[Please Note: This event has already occurred. Go to the News Story to read about what happened and to access a recording and speaker slides.]
NISS is hosting a third webinar that will focus on the use of p-values in making decisions.
In 2017 the ASA published the statement, "The ASA's Statement on p-Values: Context, Process, and Purpose". Since that time, many statisticians have been thinking and writing about alternatives to the traditional p-value.
This work culminated in the publication of a special issue of The American Statistician. The title of this special issue is "Statistical Inference in the 21st Century: A World Beyond p < 0.05" that featured 43 papers on alternatives to the traditional use of p-values.
On May 23, 2019 NISS hosted a webinar discussing the major ideas covered in some of these papers. Recordings and slides for May webinar are available on the NISS website and can be accessed here.
Following the very successful May webinar, NISS took these conversations on p-values a step further by inviting Jim Berger, Sander Greenland and Robert Matthews who published in the special TAS issue to share insights about their specific ideas during a seminar on November 19. You can find the slides and recordings of the second webinar here.
This third webinar will feature individuals from fields where p-values are heavily used in decision making and multiplicity adjustment in the frequentist sense is a core consideration for drawing inference. The speakers are Yoav Benjamini, the Nathan and Lily Silver Professor of Applied Statistics at the Department of Statistics and Operations Research at Tel Aviv University, Alicia Laura Carriquiry, a Distinguished Professor of Statistics at Iowa State University, and Hsien-Ming James Hung, Director of Division of Biometrics I, Office of Biostatistics, Office of Translational Sciences, Center for Drug Evaluation and Research (CDER), U.S. Food and Drug Administration (FDA). The webinar will be moderated by James Rosenberger, Professor Emeritus of Statistics at Penn State University, and Director of NISS.
The webinar will use Zoom and is free to the public. We invite you to register for this webinar using the registration link.
Please Note: This event was rescheduled from April 7th to this current date in order to accommodate speaker schedule changes.
Agenda
Webinar Outline: Eastern Time
10:00 – 10:05 Jim Rosenberger, Opening remarks and logistics
10:05 – 10:35 Yoav Benjamini, "Replicability problems in science: It's not the p-values' fault"
10:35 – 11:05 Alicia Laura Carriquiry, "P-values are rarely used in forensic science and the criminal justice system.

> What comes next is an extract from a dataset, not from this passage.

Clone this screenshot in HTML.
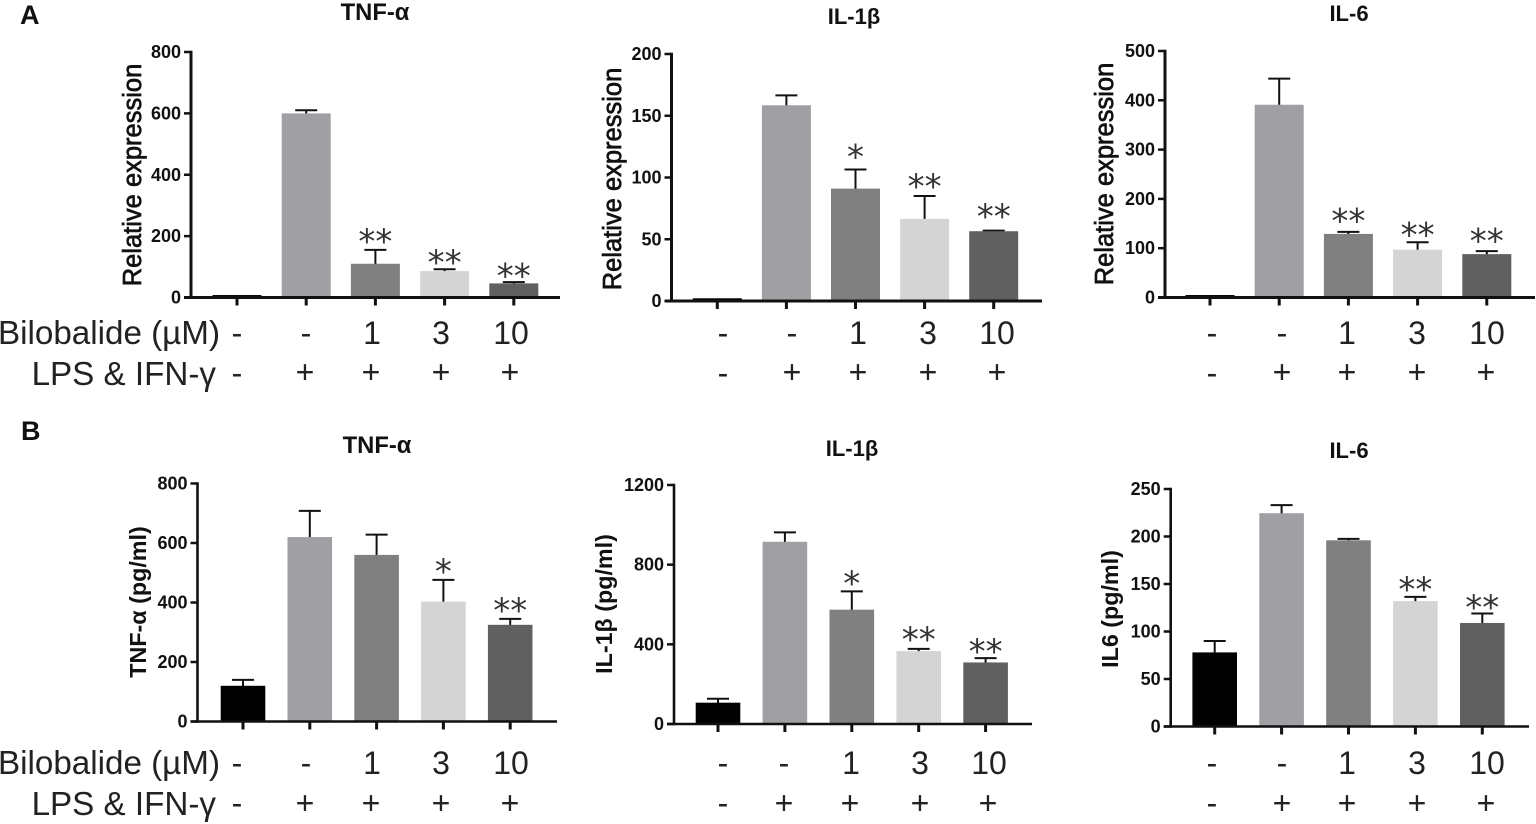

That is too bad."
11:05 – 11:35 Hsien-Ming James Hung, "Roles of multiplicity adjustment in regulatory applications"
11:35 – 11:55 Q&A, and discussion
About the Presenters
Yoav Benjamini is the Nathan and Lily Silver Professor of Applied Statistics at the Department of statistics and Operations Research at Tel Aviv University. He is a member of the Sagol School of Neuroscience and the Edmond Safra Bioinformatics Center, both at Tel Aviv University. He was a visiting professor at Wharton, UC Berkeley, Stanford and Columbia Universities. Prof. Benjamini is a co-developer of the widely used and cited False Discovery Rate concept and methodology. His research topics are selective and simultaneous inference, replicability and reproducibility in science, and data mining, with applications in Biostatistics, Bioinformatics, Animal Behavior, Brain Imaging and Health Informatics. He received the Israel Prize for research in Statistics and Economics, is a member of the Israel Academy of Sciences and Humanities, and has been elected to receive the Karl Pearson Prize of ISI this summer.
Alicia Laura Carriquiry is a distinguished professor of statistics at Iowa State University and was president of the International Society for Bayesian Analysis in 2001. She has been director of graduate education in statistics at Iowa State since 2004, and served as associate provost from 2000 to 2004. She is a Director at the Center for Statistics and Applications in Forensic Evidence. The center was established in 2015 as a way to apply more objective science in the forensics field when dealing with human evidence. During her 30+ years of career, Carriquiry has developed statistical methods to better measure food consumption, specifically, nutrient intake. Her work has also focused on mental health issues, which includes leading an ongoing effort by National Academy of Medicine to evaluate Veterans Affairs mental health services. Carriquiry has worked with various government and health agencies around the world to improve health and nutrition.
Hsien-Ming James Hung is Director of Division of Biometrics I, Office of Biostatistics, Office of Translational Sciences, Center for Drug Evaluation and Research (CDER), U.S. Food and Drug Administration (FDA). During his tenure with FDA, Dr. Hung had much experience in reviewing many large mortality or morbidity clinical trials in cardiovascular and renal disease areas. His research areas cover utility of p-value, factorial design trials, adaptive designs, non-inferiority trial designs, multi-regional clinical trials. He made significant contributions to FDA guidance documents on adaptive designs, non-inferiority designs and multiple endpoints, and received FDA/CDER Scientific Achievement Awards and other awards for the recognition of his scientific contributions to the US FDA. Dr. Hung is an American Statistical Association Fellow.